◆ **SHORT EXERCISE**
Every line of the material is to be quoted verbatim, minus the pictures.

◆ **RECORDED DATA**
┏━━

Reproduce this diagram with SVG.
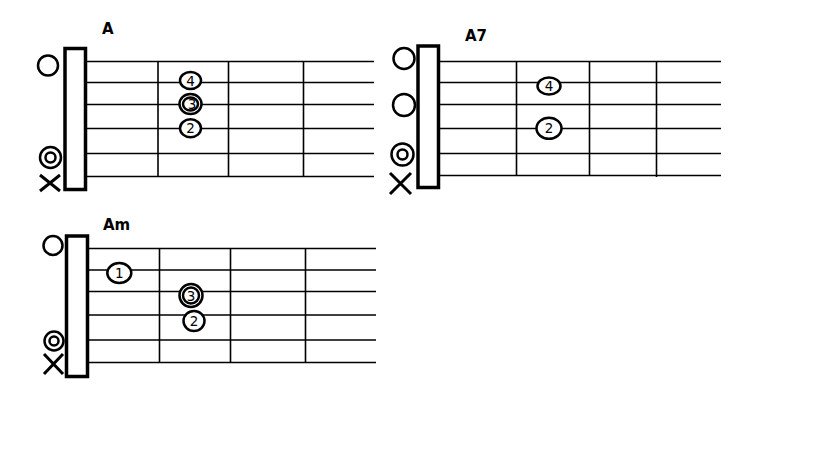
<svg xmlns="http://www.w3.org/2000/svg" width="819" height="460" viewBox="0 0 819 460">
<style>
.bg{fill:#fff}
.str{stroke:#000;stroke-width:1.6;fill:none}
.nut{fill:#fff;stroke:#000;stroke-width:3.5}
.ring{fill:#fff;stroke:#000;stroke-width:2.5}
.x{stroke:#000;stroke-width:3;fill:none}
.fin{fill:#fff;stroke:#000;stroke-width:2.5}
.num{font-family:"DejaVu Sans",sans-serif;font-size:13.5px;fill:#000;text-anchor:middle}
.title{font-family:"DejaVu Sans","Liberation Sans",sans-serif;font-size:15px;font-weight:bold;fill:#000}
</style>
<rect class="bg" x="0" y="0" width="819" height="460"/>

<g id="chord-A">
  <text class="title" x="102" y="34">A</text>
  <g class="grid">
    <path class="str" d="M86 61.5H374M86 82.5H374M86 104.5H374M86 128.5H374M86 153.5H374M86 176.5H374"/>
    <path class="str" d="M158 61.5V176.5M228.5 61.5V176.5M303.5 61.5V176.5"/>
  </g>
  <rect class="nut" x="65" y="48.5" width="20.5" height="141"/>
  <circle class="ring" cx="48" cy="65.5" r="10"/>
  <circle class="ring" cx="50.5" cy="157.5" r="10.5"/>
  <circle class="ring" cx="50.5" cy="157.5" r="5"/>
  <path class="x" d="M40 175L60 191M60 175L40 191"/>
  <ellipse class="fin" cx="190.5" cy="80.5" rx="10.5" ry="8.5"/>
  <text class="num" x="190.5" y="85.5">4</text>
  <ellipse class="fin" cx="190.5" cy="104" rx="11" ry="10"/>
  <ellipse class="fin" cx="190.5" cy="104" rx="7.5" ry="6.5"/>
  <text class="num" x="192" y="109">3</text>
  <ellipse class="fin" cx="190.5" cy="128.3" rx="10.5" ry="9"/>
  <text class="num" x="190.5" y="133">2</text>
</g>

<g id="chord-A7">
  <text class="title" x="465" y="41">A7</text>
  <g class="grid">
    <path class="str" d="M439 61.5H721M439 82.5H721M439 104.5H721M439 128.5H721M439 153.5H721M439 175.5H721"/>
    <path class="str" d="M516.5 61.5V175.5M589.5 61.5V175.5M656.5 61.5V177"/>
  </g>
  <rect class="nut" x="418" y="46" width="20.5" height="141.5"/>
  <circle class="ring" cx="404" cy="58.5" r="10.5"/>
  <circle class="ring" cx="404" cy="105" r="11"/>
  <circle class="ring" cx="402.5" cy="154.5" r="11"/>
  <circle class="ring" cx="402.5" cy="154.5" r="5"/>
  <path class="x" d="M390 173L411 194M411 173L390 194"/>
  <ellipse class="fin" cx="549" cy="86" rx="11.5" ry="8.5"/>
  <text class="num" x="549" y="91">4</text>
  <ellipse class="fin" cx="549" cy="128.3" rx="12.5" ry="10.5"/>
  <text class="num" x="549" y="133">2</text>
</g>

<g id="chord-Am">
  <text class="title" x="103" y="230">Am</text>
  <g class="grid">
    <path class="str" d="M88 248.5H376M88 270H376M88 291.5H376M88 315H376M88 340H376M88 362.5H376"/>
    <path class="str" d="M159.5 248.5V362.5M230.5 248.5V362.5M305.5 248.5V362.5"/>
  </g>
  <rect class="nut" x="66.5" y="236" width="21" height="140.5"/>
  <circle class="ring" cx="53" cy="245.5" r="9.5"/>
  <circle class="ring" cx="54" cy="341" r="9.5"/>
  <circle class="ring" cx="54" cy="341" r="4.5"/>
  <path class="x" d="M44 354L63 374M63 354L44 374"/>
  <ellipse class="fin" cx="119.3" cy="273" rx="12" ry="10"/>
  <text class="num" x="119.3" y="278">1</text>
  <ellipse class="fin" cx="191" cy="295.5" rx="11.5" ry="11.5"/>
  <ellipse class="fin" cx="191" cy="295.5" rx="8" ry="8"/>
  <text class="num" x="191" y="300.5">3</text>
  <ellipse class="fin" cx="194" cy="321" rx="10.5" ry="10"/>
  <text class="num" x="194" y="326">2</text>
</g>
</svg>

┗━━

◆ **EXPECTED OUTPUT**
Reproduce this diagram with SVG.
<svg xmlns="http://www.w3.org/2000/svg" width="819" height="460" viewBox="0 0 819 460">
<style>
.bg{fill:#fff}
.str{stroke:#000;stroke-width:1.6;fill:none}
.nut{fill:#fff;stroke:#000;stroke-width:3.5}
.ring{fill:#fff;stroke:#000;stroke-width:2.5}
.x{stroke:#000;stroke-width:3;fill:none}
.fin{fill:#fff;stroke:#000;stroke-width:2.5}
.num{font-family:"DejaVu Sans",sans-serif;font-size:13.5px;fill:#000;text-anchor:middle}
.title{font-family:"DejaVu Sans","Liberation Sans",sans-serif;font-size:15px;font-weight:bold;fill:#000}
</style>
<rect class="bg" x="0" y="0" width="819" height="460"/>

<g id="chord-A">
  <text class="title" x="102" y="34">A</text>
  <g class="grid">
    <path class="str" d="M86 61.5H374M86 82.5H374M86 104.5H374M86 128.5H374M86 153.5H374M86 176.5H374"/>
    <path class="str" d="M158 61.5V176.5M228.5 61.5V176.5M303.5 61.5V176.5"/>
  </g>
  <rect class="nut" x="65" y="48.5" width="20.5" height="141"/>
  <circle class="ring" cx="48" cy="65.5" r="10"/>
  <circle class="ring" cx="50.5" cy="157.5" r="10.5"/>
  <circle class="ring" cx="50.5" cy="157.5" r="5"/>
  <path class="x" d="M40 175L60 191M60 175L40 191"/>
  <ellipse class="fin" cx="190.5" cy="80.5" rx="10.5" ry="8.5"/>
  <text class="num" x="190.5" y="85.5">4</text>
  <ellipse class="fin" cx="190.5" cy="104" rx="11" ry="10"/>
  <ellipse class="fin" cx="190.5" cy="104" rx="7.5" ry="6.5"/>
  <text class="num" x="192" y="109">3</text>
  <ellipse class="fin" cx="190.5" cy="128.3" rx="10.5" ry="9"/>
  <text class="num" x="190.5" y="133">2</text>
</g>

<g id="chord-A7">
  <text class="title" x="465" y="41">A7</text>
  <g class="grid">
    <path class="str" d="M439 61.5H721M439 82.5H721M439 104.5H721M439 128.5H721M439 153.5H721M439 175.5H721"/>
    <path class="str" d="M516.5 61.5V175.5M589.5 61.5V175.5M656.5 61.5V177"/>
  </g>
  <rect class="nut" x="418" y="46" width="20.5" height="141.5"/>
  <circle class="ring" cx="404" cy="58.5" r="10.5"/>
  <circle class="ring" cx="404" cy="105" r="11"/>
  <circle class="ring" cx="402.5" cy="154.5" r="11"/>
  <circle class="ring" cx="402.5" cy="154.5" r="5"/>
  <path class="x" d="M390 173L411 194M411 173L390 194"/>
  <ellipse class="fin" cx="549" cy="86" rx="11.5" ry="8.5"/>
  <text class="num" x="549" y="91">4</text>
  <ellipse class="fin" cx="549" cy="128.3" rx="12.5" ry="10.5"/>
  <text class="num" x="549" y="133">2</text>
</g>

<g id="chord-Am">
  <text class="title" x="103" y="230">Am</text>
  <g class="grid">
    <path class="str" d="M88 248.5H376M88 270H376M88 291.5H376M88 315H376M88 340H376M88 362.5H376"/>
    <path class="str" d="M159.5 248.5V362.5M230.5 248.5V362.5M305.5 248.5V362.5"/>
  </g>
  <rect class="nut" x="66.5" y="236" width="21" height="140.5"/>
  <circle class="ring" cx="53" cy="245.5" r="9.5"/>
  <circle class="ring" cx="54" cy="341" r="9.5"/>
  <circle class="ring" cx="54" cy="341" r="4.5"/>
  <path class="x" d="M44 354L63 374M63 354L44 374"/>
  <ellipse class="fin" cx="119.3" cy="273" rx="12" ry="10"/>
  <text class="num" x="119.3" y="278">1</text>
  <ellipse class="fin" cx="191" cy="295.5" rx="11.5" ry="11.5"/>
  <ellipse class="fin" cx="191" cy="295.5" rx="8" ry="8"/>
  <text class="num" x="191" y="300.5">3</text>
  <ellipse class="fin" cx="194" cy="321" rx="10.5" ry="10"/>
  <text class="num" x="194" y="326">2</text>
</g>
</svg>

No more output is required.